The house seemed like a dream come true. A three-bedroom beachfront paradise, it was only a short walk away from fine food and shopping in downtown Montauk, the Craigslist ad crooned.
Dave Benthal, a 28-year-old Jamesport native, thought it would be the perfect place to host his friend’s bachelor party for a weekend this June.
“It fit all of our needs,” Benthal said. “I was so relieved. Everything else in the area had already filled up.”
The creator of the ad identified himself as Allen Huddleston. Huddleston’s emails and phone calls were very professional. He spoke proper English with good grammar, and he had “very clear requirements” of Benthal and his friends.
There was little indication that Benthal was about to be scammed out of more than $1,000.
Websites like Craigslist have made it easier for people to rent houses, sell cars and find jobs. But they’ve also given scammers a bigger pool of potential victims than ever before.

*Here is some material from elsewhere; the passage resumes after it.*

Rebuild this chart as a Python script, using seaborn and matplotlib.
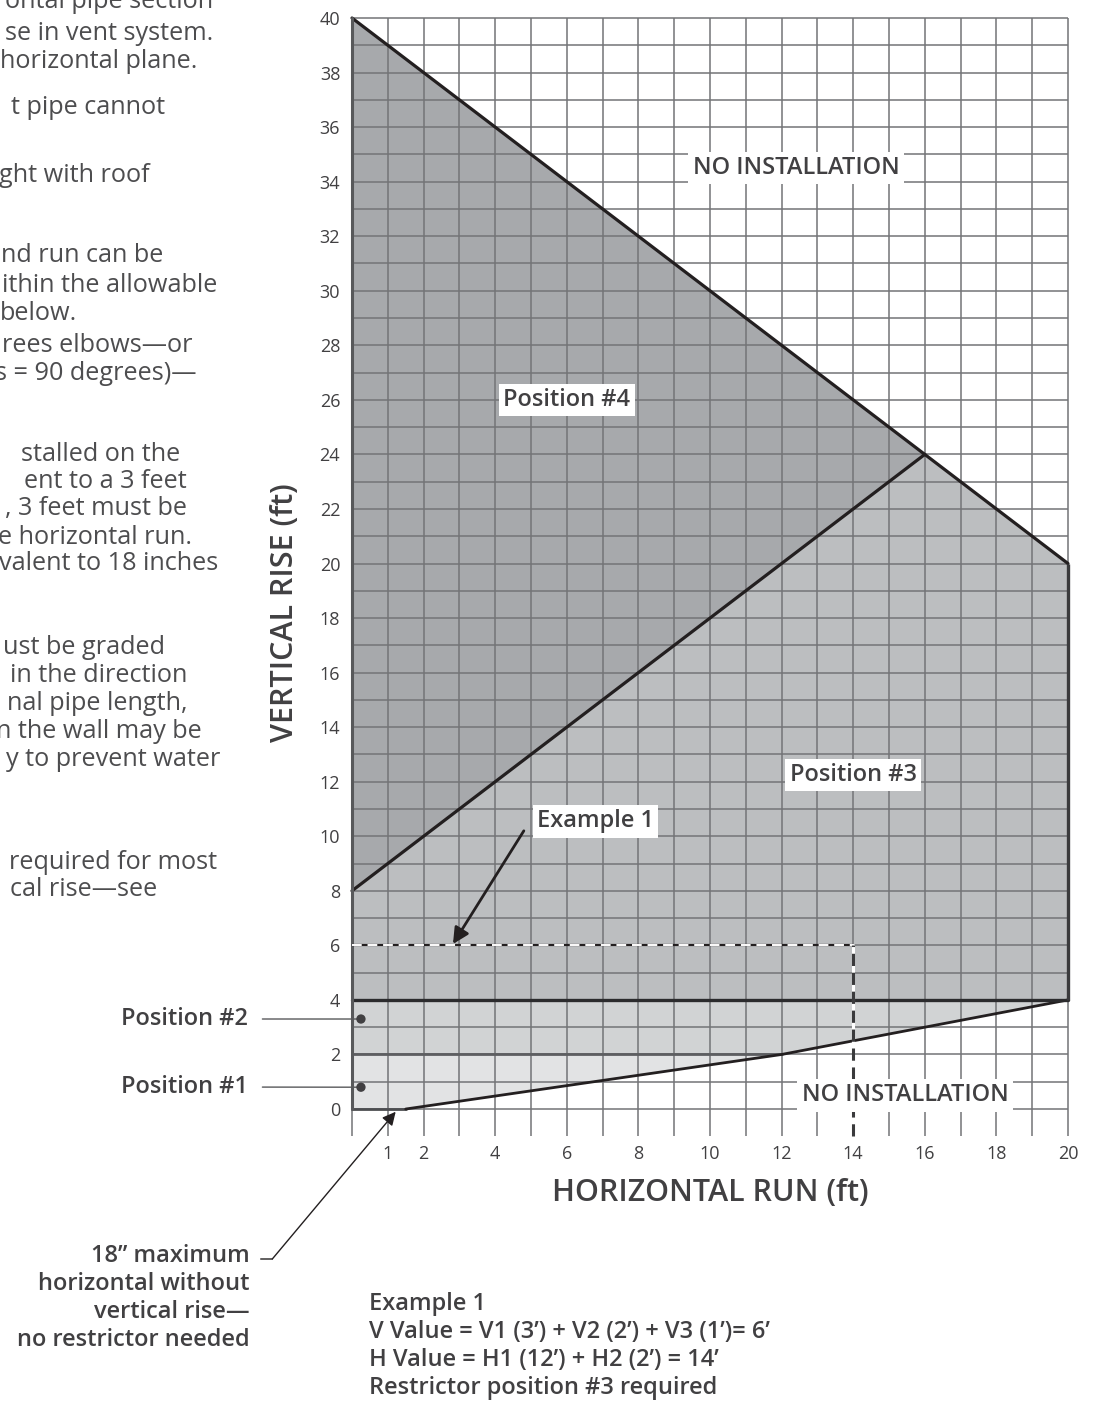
import matplotlib
matplotlib.use("Agg")
import matplotlib.pyplot as plt
import seaborn as sns
import numpy as np
import pandas as pd

# chart values (feet)
run_ticks = [1, 2, 4, 6, 8, 10, 12, 14, 16, 18, 20]
rise_ticks = list(range(0, 41, 2))
max_run = 20
max_rise = 40

# upper limit: 40 ft rise at 0 run down to 20 ft rise at 20 ft run
limit_run = [0, 16, 20]
limit_rise = [40, 24, 20]
# split between position #4 and #3
pos4_run = [0, 16]
pos4_rise = [8, 24]
# lower limit of positions #1/#2
low_run = [1.5, 12, 20]
low_rise = [0, 2, 4]
pos2_top = 4
pos1_top = 2

# example 1
ex_run = 14
ex_rise = 6
dot_run = [0.25, 0.25]
dot_rise = [3.3, 0.8]

notes = [
    "ontal pipe section", "se in vent system.", "horizontal plane.", "t pipe cannot",
    "ght with roof", "nd run can be", "ithin the allowable", "below.",
    "rees elbows\u2014or", "s = 90 degrees)\u2014", "stalled on the", "ent to a 3 feet",
    ", 3 feet must be", "e horizontal run.", "valent to 18 inches", "ust be graded",
    "in the direction", "nal pipe length,", "n the wall may be", "y to prevent water",
    "required for most", "cal rise\u2014see",
]
notes_right = [213, 213, 197, 165, 150, 163, 217, 77, 193, 197, 180, 187,
               187, 192, 218, 165, 187, 187, 202, 220, 217, 157]
notes_y = [2, 33, 62, 108, 175, 255, 285, 314, 345, 373, 455, 482,
           509, 537, 564, 648, 676, 704, 732, 760, 862, 889]

sns.set_theme(style="white")
plt.rcParams["font.family"] = ["Open Sans", "DejaVu Sans"]

W, H = 1098, 1406
fig = plt.figure(figsize=(W / 100, H / 100), dpi=100)
ax = fig.add_axes([352 / W, 1 - 1136.3 / H, 716 / W, (1136.3 - 18) / H])
ax.set_xlim(0, max_run)
ax.set_ylim(-1, max_rise)
for s in ax.spines.values():
    s.set_visible(False)

txt = "#414042"
grid_c = "#737477"
dark = "#231f20"

# filled regions
ax.fill([0, 0, pos4_run[1], 0], [pos4_rise[0], max_rise, pos4_rise[1], pos4_rise[0]],
        color="#a7a9ac", lw=0, zorder=1)
ax.fill([0, 0] + limit_run[1:] + [max_run],
        [pos2_top, pos4_rise[0]] + limit_rise[1:] + [pos2_top],
        color="#bcbec0", lw=0, zorder=1)
ax.fill([0, 0, max_run, low_run[1]], [pos1_top, pos2_top, pos2_top, low_rise[1]],
        color="#d1d3d4", lw=0, zorder=1)
ax.fill([0, 0, low_run[1], low_run[0]], [0, pos1_top, low_rise[1], 0],
        color="#e2e3e4", lw=0, zorder=1)

# grid
ax.vlines(np.arange(0, max_run + 1), -1, max_rise, color=grid_c, lw=1.1, zorder=2, clip_on=False)
ax.hlines(np.arange(0, max_rise + 1), 0, max_run, color=grid_c, lw=1.1, zorder=2, clip_on=False)

# boundaries
kw = dict(ax=ax, sort=False, estimator=None, legend=False)
sns.lineplot(x=[0, max_run], y=[limit_rise[0], limit_rise[-1]], color=dark, lw=2.3, zorder=4, **kw)
sns.lineplot(x=pos4_run, y=pos4_rise, color=dark, lw=2.3, zorder=4, **kw)
sns.lineplot(x=low_run, y=low_rise, color=dark, lw=2.0, zorder=4, **kw)
sns.lineplot(x=[0, max_run], y=[pos2_top, pos2_top], color="#2b2b2d", lw=2.4, zorder=4, **kw)
sns.lineplot(x=[0, low_run[1]], y=[pos1_top, pos1_top], color="#5d5e61", lw=2.0, zorder=3, **kw)
sns.lineplot(x=[0, low_run[0]], y=[0, 0], color="#4d4e51", lw=2.0, zorder=3, **kw)
ax.plot([max_run, max_run], [pos2_top, limit_rise[-1]], color="#3a3a3c", lw=2.4, zorder=4,
        clip_on=False, solid_capstyle="butt")
ax.plot([0, 0], [0, max_rise], color="#58595b", lw=2.2, zorder=4, clip_on=False)
for l in ax.lines:
    l.set_clip_on(False)

# example 1 dashed guides
ax.plot([0, ex_run], [ex_rise, ex_rise], color=dark, lw=1.6, zorder=5)
ax.plot([0, ex_run], [ex_rise, ex_rise], color="white", lw=1.4, zorder=5, dashes=(5, 3))
ax.plot([ex_run, ex_run], [-1, ex_rise], color="white", lw=2.2, zorder=5, clip_on=False)
ax.plot([ex_run, ex_run], [-1, ex_rise], color="#3a3a3c", lw=2.2, zorder=5, dashes=(4, 2.2),
        clip_on=False)

sns.scatterplot(x=dot_run, y=dot_rise, ax=ax, color="#414042", s=45, zorder=6,
                edgecolor="none", legend=False)

# axes text
ax.set_yticks(rise_ticks)
ax.set_xticks(run_ticks)
ax.set_xticklabels([str(t) for t in run_ticks])
ax.tick_params(axis="y", length=0, pad=8.5, labelsize=13, labelcolor=txt)
ax.tick_params(axis="x", length=0, pad=6, labelsize=13, labelcolor=txt)
ax.set_xlabel("HORIZONTAL RUN (ft)", fontsize=22, color=txt, fontweight="semibold")
ax.set_ylabel("VERTICAL RISE (ft)", fontsize=22, color=txt, fontweight="semibold")
ax.xaxis.set_label_coords(0.5, -0.0507)
ax.xaxis.label.set_va("center")
ax.yaxis.set_label_coords(-0.094, 0.468)
ax.yaxis.label.set_va("center")

box = dict(boxstyle="square,pad=0.18", fc="white", ec="none")
lab = dict(fontsize=17, color=txt, fontweight="semibold", ha="center", va="center",
           bbox=box, zorder=7)
ax.text(6.0, 26.0, "Position #4", **lab)
ax.text(14.0, 12.25, "Position #3", **lab)
ax.text(12.4, 34.5, "NO INSTALLATION", **lab)
ax.text(15.45, 0.5, "NO INSTALLATION", **lab)
ax.text(6.8, 10.55, "Example 1", **lab)
ax.annotate("", xy=(2.82, 6.05), xytext=(4.8, 10.2),
            arrowprops=dict(arrowstyle="-|>", color=dark, lw=2.0, mutation_scale=24,
                            shrinkA=0, shrinkB=0), zorder=7)

# left position labels
for name, ry, py in [("Position #2", dot_rise[0], 1019), ("Position #1", dot_rise[1], 1087)]:
    ax.annotate(name, xy=(dot_run[0], ry), xytext=(248, H - py), textcoords="figure pixels",
                ha="right", va="center", fontsize=17, color=txt, fontweight="semibold",
                annotation_clip=False,
                arrowprops=dict(arrowstyle="-", color="#58595b", lw=1.0, shrinkA=8, shrinkB=0))

# 18 inch note
ax.annotate("", xy=(1.22, -0.1), xytext=(272.3, H - 1259), textcoords="figure pixels",
            annotation_clip=False,
            arrowprops=dict(arrowstyle="-|>", color=dark, lw=1.0, mutation_scale=20,
                            shrinkA=0, shrinkB=0))
ax.annotate("", xy=(272.3, H - 1259), xycoords="figure pixels", xytext=(260.7, H - 1259),
            textcoords="figure pixels",
            arrowprops=dict(arrowstyle="-", color=dark, lw=1.0, shrinkA=0, shrinkB=0))
fig.text(250 / W, 1 - 1244 / H,
         "18\u201d maximum\nhorizontal without\nvertical rise\u2014\nno restrictor needed",
         ha="right", va="top", multialignment="right", fontsize=17, color=txt,
         fontweight="semibold", linespacing=1.22)
fig.text(369 / W, 1 - 1292 / H,
         "Example 1\nV Value = V1 (3\u2019) + V2 (2\u2019) + V3 (1\u2019)= 6\u2019\n"
         "H Value = H1 (12\u2019) + H2 (2\u2019) = 14\u2019\nRestrictor position #3 required",
         ha="left", va="top", fontsize=17, color=txt, fontweight="semibold", linespacing=1.22)

# cropped paragraph text on the left
for s, xr, y in zip(notes, notes_right, notes_y):
    fig.text(xr / W, 1 - y / H, s, ha="right", va="center", fontsize=18.2, color="#4d4d4f")

fig.savefig("out.png", dpi=100)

Scammers often advertise homes at extremely low rates online alongside real listings, making young adults working low-income jobs a primary target. After luring in an unsuspecting renter, scammers will often claim they are out of town, or unable to meet in person before they need the deposit – which needs to be sent as soon as possible in order to nail down the deal.
That’s exactly what happened to Benthal. Since the rental was only a month away, he was told that if he didn’t get the check to Huddleston as quickly as he could, he would lose the weekend.
And when he learned that Huddleston lived in California, Benthal wasn’t alarmed. An experience renter, Benthal has done long-term leases with other out-of-state homeowners in the past.
“If I was looking at something more permanent, I would have needed to see the house before I put down a payment,” Benthal said. “But I wanted it for next month, and everything else was filling up. I definitely felt the pressure.”
Local police departments and federal agencies don’t keep official statistics on rental scams, but they are only getting more popular as more renters turn to websites like Craigslist instead of traditional newspaper classifieds.
And as more homeowners advertise their houses for rent online, scammers have more and more listings to steal information and photos from. Increasingly, scammers are populating their listings with details from real rental ads to make them seem more legitimate.
Benthal’s beachfront paradise, for example, is actually a real house that is advertised on another vacation rental website, where the real homeowner, Kelly Mason, had already booked up the house for the entire summer – at three times the rate Benthal had been advertised.
“We’ve had emails from at least a dozen people asking about Craiglist ads,” Mason said today. “I tell them we’ve never advertised on Craiglist.”
Mason has been renting out the house as a summer vacation home for three years, but it was only this February when she was first contacted by scam victims. Pictures and other details about the house, including its address, were stolen from her own listing and advertised on Craigslist for much lower rates.
That’s part of what makes the scam so tricky to catch. “He gave me a real address that I looked up on Google,” Benthal said. “It matched the pictures that he sent me. It made me feel a lot more comfortable.”
Mason knows at least three other homeowners in Montauk who have also had their homes advertised as rentals on Craiglist by scammers.
After going to the East Hampton Town Police Department, however, Mason was told there wasn’t very much the police could do.
“They basically told me they’d file a report, but that these online scammers are virtually impossible to catch,” she said.
That’s because scammers often use fake names, auto-generated email addresses and internet phone numbers. They might request payment through methods that are nearly impossible to cancel or trace, such as wire transfers or cashier’s checks.
Like many other young adults today, Benthal is much less familiar with checkbooks than other forms of payment. So when Huddleston asked him to send a $1,175 cashier’s check to an address in California, Benthal didn’t realize he was sending something that he couldn’t cancel.
Predictably, phone calls and emails to the man Benthal had been communicating with have gone unanswered ever since.
“Hopefully other young people can learn from my experience,” Benthal said.
He still hasn’t found a home for his friend’s bachelor party this summer, but he says he will be looking at more reputable sources than Craigslist from now on.
“It’s much safer to go through legitimate websites like Airbnb, where there’s a third party controlling the money,” he said. “I learned my lesson.”
So what steps can you take not to become a victim of a rental scam?
- Be very wary owners who claim they’re out of the country, or even out of state.
- Insist on taking a tour of the property before you put any money down.
- Don’t fill out a rental application before you’ve seen the property. Personal information on rental applications can be used for identity theft.
- Pay attention to the cost of nearby properties. Prices that seem like a steal for the area are more likely to be a scammer trying to steal your money.
- And never, ever send money to someone without getting a lease and making sure the recipient has a legal right to rent the property.
“If it looks like it’s too good to be true,” Mason said, “it probably is.”